Controversies and debates
As with any field where complex many-body physics plays a central role, there are divergent interpretations and ongoing debates about both mechanisms and implications. A central question is what principally drives the pairing that leads to superconductivity in these systems. Proponents of a purely spin-fluctuation–mediated mechanism argue that magnetic correlations from the doped Mott state provide the glue for Cooper pairs. Others highlight lattice effects or a hybrid scenario in which phonons contribute in tandem with electronic interactions. The truth may vary across materials, and a single universal mechanism may not capture all the observed phenomena.
Another area of discussion concerns the pseudogap and its relation to superconductivity. Some theories treat the pseudogap as a separate competing order, while others see it as a manifestation of precursor superconducting pairing or a different form of correlation-driven gap, depending on the material and the doping level. Critics of overreliance on any one narrative emphasize the diversity of experimental results and caution against overgeneralization from a subset of compounds.

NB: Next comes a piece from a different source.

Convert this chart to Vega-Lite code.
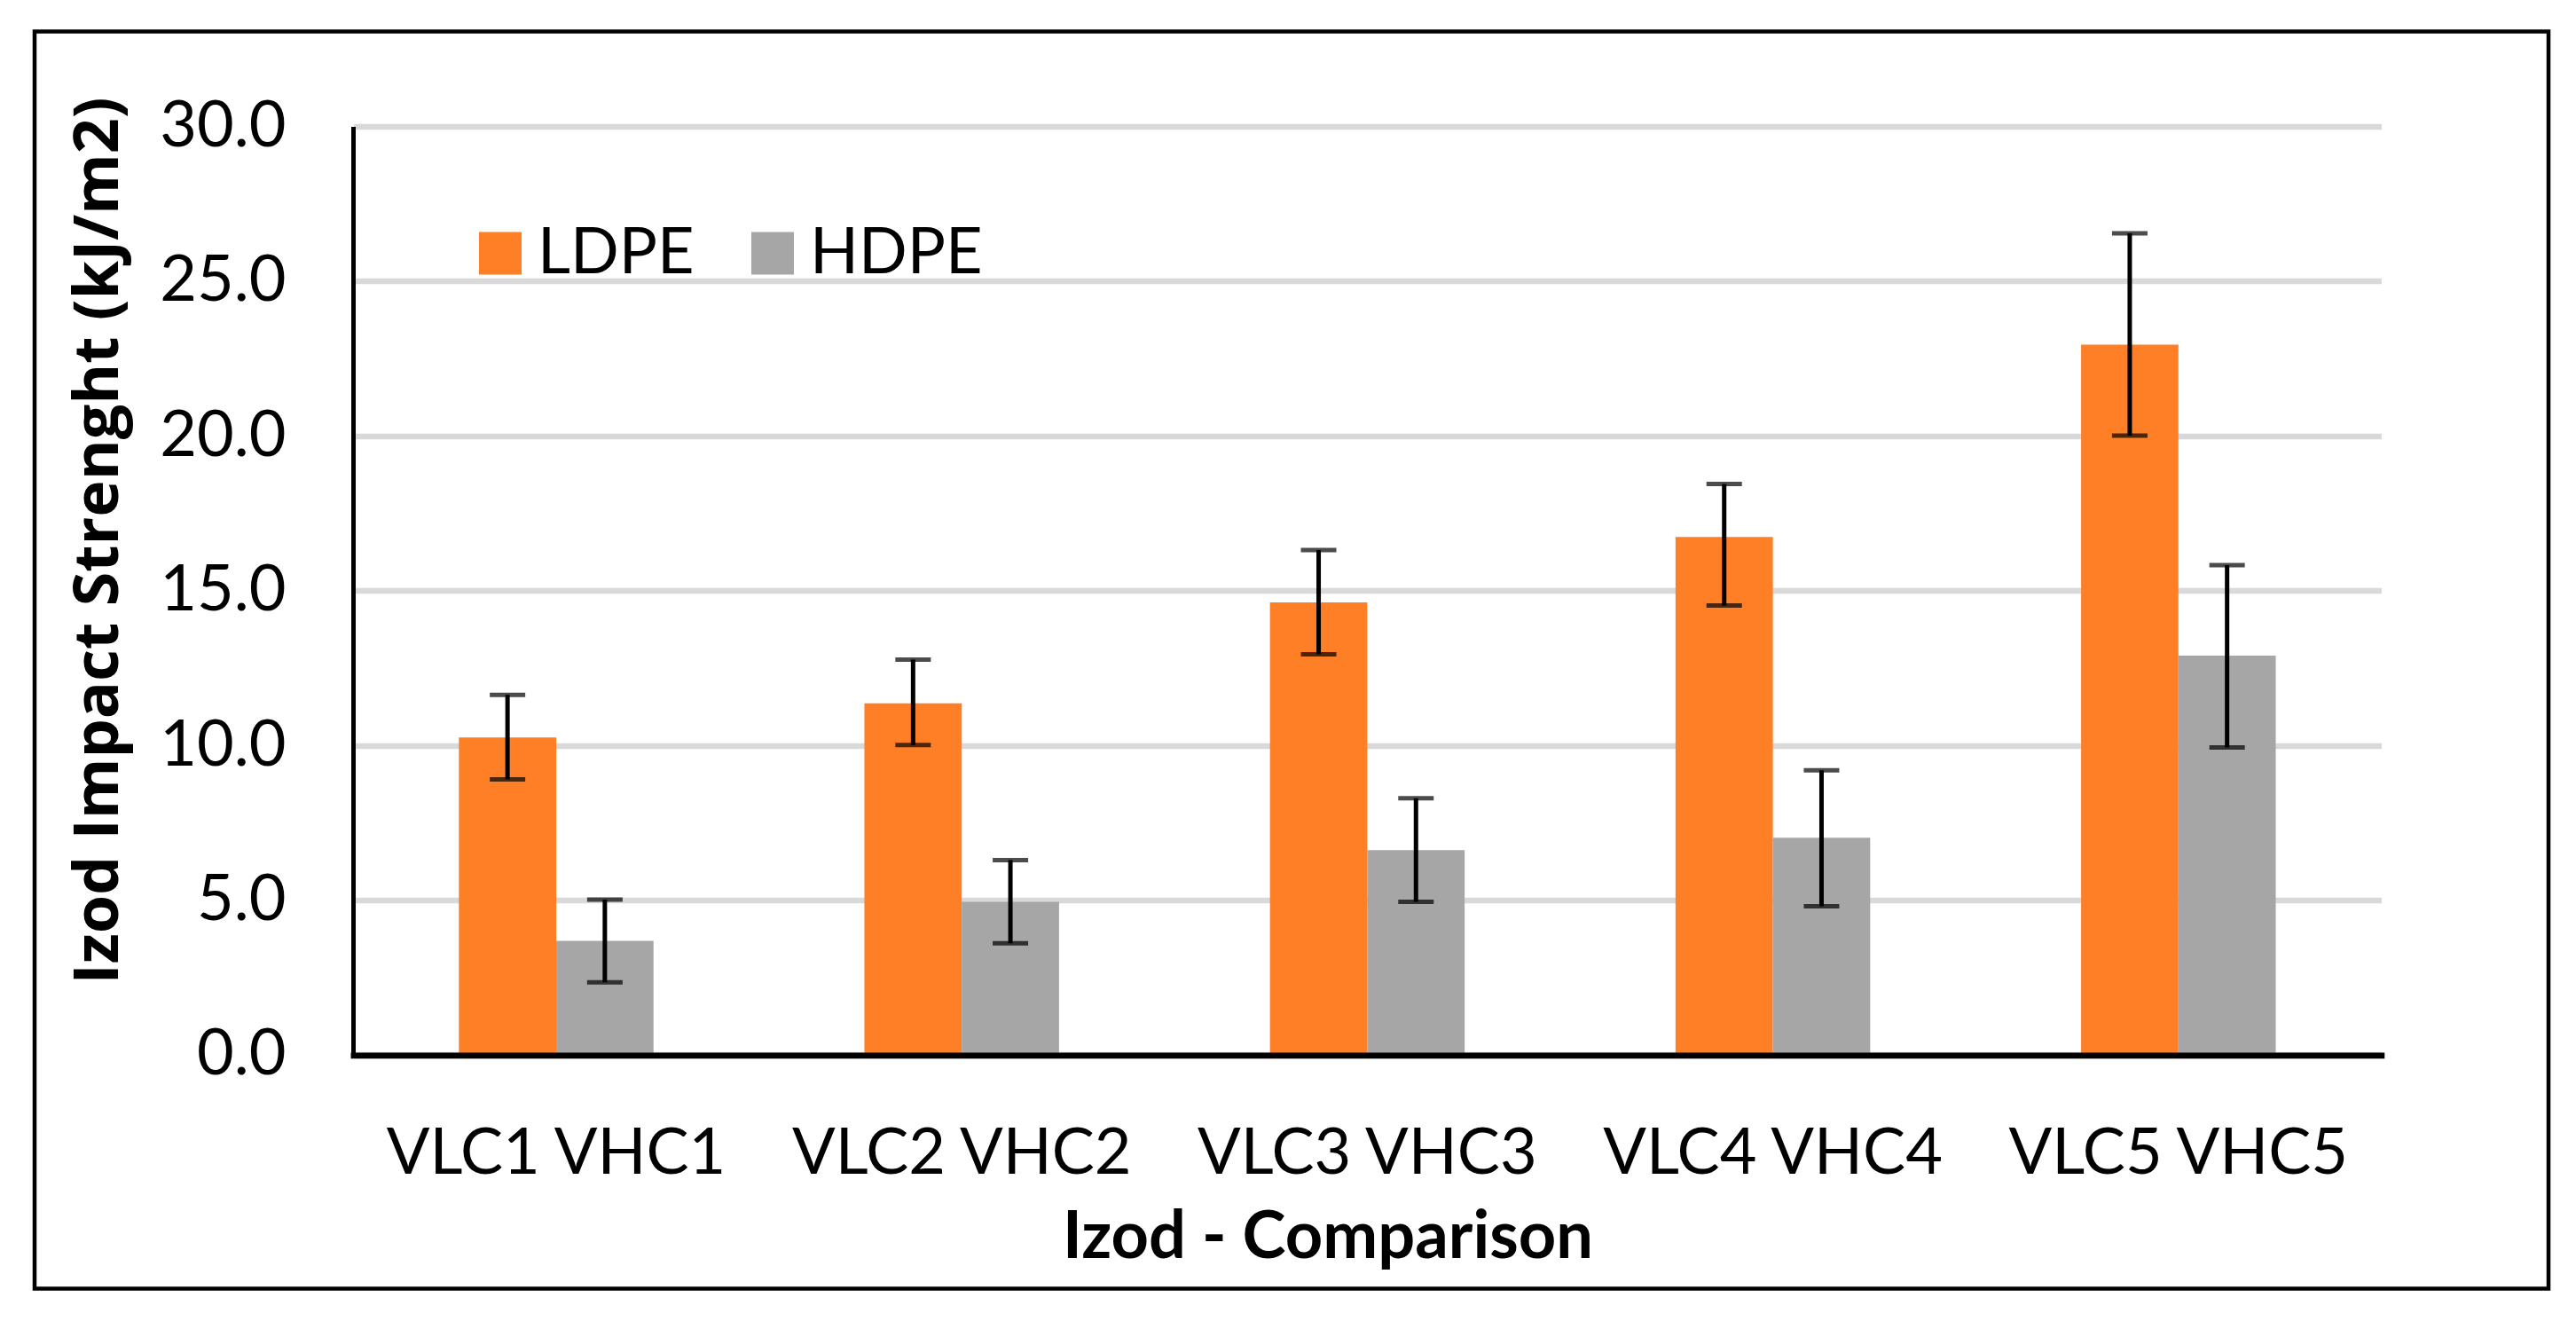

From a policy and research-management standpoint, supporters of robust, diversified funding stress the importance of open competition, replication, and cross-validation across materials families. Critics of over-leaning or dogmatic consensus argue that progress in such a nuanced area benefits from plural approaches and pragmatic prioritization of testable predictions over fashionable but unverified claims. The conversation about how best to allocate resources for fundamental physics—without sacrificing long-term innovation—continues to shape the research environment around doped Mott insulators and related systems.